I already had a great homemade pasta dough recipe (for use with the KitchenAid stand mixer and pasta roller attachment) and ravioli filling recipe but wanted to do some research and see if some varieties freeze better than others.
While doing searches for freezing homemade stuffed pastas my results kept turning up all these recipes and ads for pasta maker machines…hmm. A few dozen YouTube videos and Amazon.com reviews later, I decided a pasta maker was just what I needed both to make fast and easy ravioli for my make-ahead meals as well as ditching the boxed, dried stuff in my pantry for fresh, on-demand pasta made with high quality wheat*.

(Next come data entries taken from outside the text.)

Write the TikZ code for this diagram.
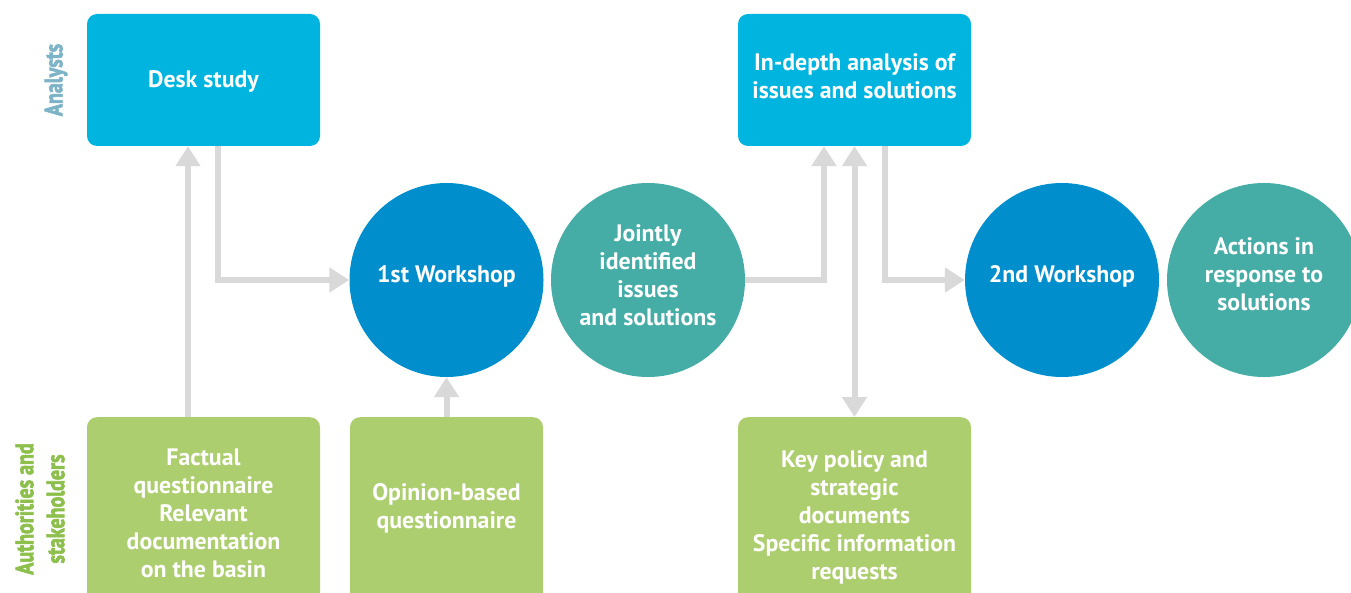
\documentclass[tikz,border=0pt]{standalone}
\usepackage{fontspec}
\setmainfont{PT Sans}
\usetikzlibrary{arrows.meta}
\definecolor{boxcyan}{HTML}{00B4E0}
\definecolor{wsblue}{HTML}{008FCC}
\definecolor{tealc}{HTML}{45ADA6}
\definecolor{greenc}{HTML}{ADCE6E}
\definecolor{arrgray}{HTML}{D9D9D9}
\definecolor{analystc}{HTML}{7DB3C6}
\definecolor{authc}{HTML}{8DBF4D}
\tikzset{
  cyanbox/.style={fill=boxcyan, draw=none, rounded corners=10pt, minimum width=233pt, minimum height=132pt, inner sep=0pt},
  greenbox/.style={fill=greenc, draw=none, rounded corners=10pt, minimum height=200pt, inner sep=0pt, anchor=north},
  wscircle/.style={circle, fill=wsblue, draw=none, minimum size=194pt, inner sep=0pt},
  tcircle/.style={circle, fill=tealc, draw=none, minimum size=194pt, inner sep=0pt},
  txt/.style={text=white, font=\bfseries\fontsize{23.8}{28}\selectfont, align=center, inner sep=0pt},
  arr/.style={draw=arrgray, line width=6pt, -{Triangle[length=20pt,width=24pt]}},
  arrboth/.style={draw=arrgray, line width=6pt, {Triangle[length=20pt,width=24pt]}-{Triangle[length=20pt,width=24pt]}},
  sidelab/.style={font=\bfseries\addfontfeatures{FakeStretch=0.8,FakeBold=2.5}\fontsize{25}{31}\selectfont, align=center, rotate=90, inner sep=0pt}
}
\begin{document}
\begin{tikzpicture}[x=1pt,y=-1pt]
\useasboundingbox (0,0) rectangle (1351,593);
\clip (0,0) rectangle (1351,593);
% boxes
\node[cyanbox] (desk) at (203.5,80) {};
\node[txt] (deskt) at (203.5,81.5) {Desk study};
\node[cyanbox] (depth) at (854.5,80) {};
\node[txt] (deptht) at (854.5,76.5) {In-depth analysis of\\issues and solutions};
\node[greenbox, minimum width=233pt] (fact) at (203.5,417) {};
\node[txt] (factt) at (203.5,513.5) {Factual\\questionnaire\\Relevant\\documentation\\on the basin};
\node[greenbox, minimum width=193pt] (opin) at (446.5,417) {};
\node[txt] (opint) at (446.5,508.5) {Opinion-based\\questionnaire};
\node[greenbox, minimum width=233pt] (key) at (854.5,417) {};
\node[txt] (keyt) at (854.5,517.5) {Key policy and\\strategic\\documents\\Specific information\\requests};
% circles
\node[wscircle] (w1) at (446.5,280) {};
\node[txt] (w1t) at (446.5,276) {1st Workshop};
\node[tcircle] (joint) at (648,280) {};
\node[txt] (jointt) at (648,275.5) {Jointly\\identified\\issues\\and solutions};
\node[wscircle] (w2) at (1062,280) {};
\node[txt] (w2t) at (1062,276) {2nd Workshop};
\node[tcircle] (act) at (1264,280) {};
\node[txt] (actt) at (1264,274.5) {Actions in\\response to\\solutions};
% side labels
\node[sidelab, text=analystc] (lab1) at (56,80) {Analysts};
\node[sidelab, text=authc] (lab2) at (40,509) {Authorities and\\stakeholders};
% connectors
\draw[arr] ([xshift=-15.5pt]fact.north) -- ([xshift=-15.5pt]desk.south);
\draw[arr] ([xshift=14.5pt]desk.south) |- (w1.west);
\draw[arr] (opin.north) -- (w1.south);
\draw[arr] (joint.east) -| ([xshift=-30.5pt]depth.south);
\draw[arrboth] (depth.south) -- (key.north);
\draw[arr] ([xshift=30.5pt]depth.south) |- (w2.west);
\end{tikzpicture}
\end{document}
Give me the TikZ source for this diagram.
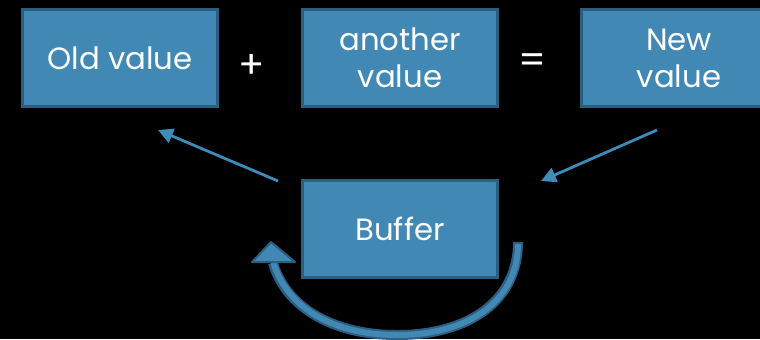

I found the pasta maker I wanted on sale at Williams-Sonoma – the Philips Smart Pasta Maker. I liked this one in particular because in addition to the weighing function which helps you fine-tune your liquids if you are using more or less than a perfect single or double batch of pasta flour, it comes with 8 shaping discs meaning no accessories to purchase later.
I had to try it right away after it arrived so I made a simple angel hair pasta to get a feel for the machine and process.
The adverts say that you will have fresh pasta in 15 minutes, I am pretty sure they mean when the last of the noodles come out because this machine begins extruding pasta in just 3 minutes!
I made a double batch which was double the amount I needed. The other 1/2 can be dusted with flour and refrigerated for a few days or frozen for a longer storage time.
The pasta was fantastic – delicious and with great bite, perfect al dente!
* A note on the pasta flour I use – as much as possible, I buy my grains from Anson Mills. I could do a whole series of posts on Anson Mills and founder Glenn Roberts and how they are reviving lost tastes through heirloom grains. If you haven’t read it yet, a great way to get to know Glenn is through Dan Barber’s seminal book The Third Plate. I became an instant convert based on what I knew about Glenn’s grains. Tasting them only further cemented my ardor.